Published online by Cambridge University Press: 12 February 2019
Introduction
Our geological epoch since the 1750s, with the large-scale increase in the use of fossil fuels and thus CO2 emissions into the atmosphere, has been called the Anthropocene by some scientists, including the Nobel Prize winner for chemistry, Paul Crutzen. It could also be called the Technocene, inasmuch as the reasons for that denomination, which are because of the impact on the atmosphere of carbon dioxide emissions since the mideighteenth century, have more to do proximately with technological agency than with the psychophysiological make-up of Homo sapiens sapiens. Besides, while it is not clear whether Homo sapiens will survive, there is far more confidence in some circles that technology, in post-human vehicles, will outlive us. Thus, the Anthropocene (in the sense defined) may well represent simply a subset of the Technocene, overlapping for perhaps three centuries or so.

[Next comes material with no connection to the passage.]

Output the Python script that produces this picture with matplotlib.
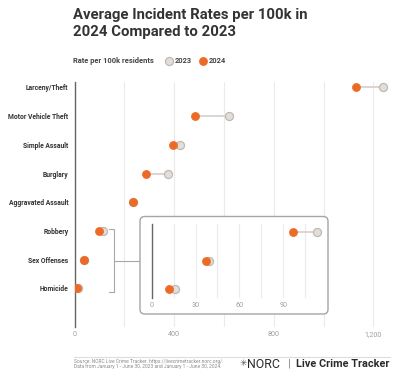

What does it mean to talk about technological agency? Our starting point is the idea that during the past three to four decades, the life trajectories of our species have been transformed by the concurrent, and often interdependent, mutually supportive technification and marketization of crucial phases of our life trajectories, and of most of the key dimensions of what it is to be human. The purpose of this chapter is to examine these interactions between technologies and markets and, in doing so, characterize the Technocene. The chapter has two substantial parts. The first describes the great transconfigurations underway as regards the physical body. The second is an examination of the changes in the social institutions that educate, employ, control, regulate and order our lives.
The Body
Birth
We will be born, with ever-increasing frequency, in a hospital or clinic run as a firm (if not in an ambulance of a private enterprise). The medicalization and hospitalization of childbirth has been pretty-well achieved completely, despite fluctuations according to movements of opinion over the last decades, and even longer. Even before birth, we will owe a lot to firms that may deal with our conception in the cases of in vitro fertilization (IVF) – in general under medical control – of uterine insemination and of gestation.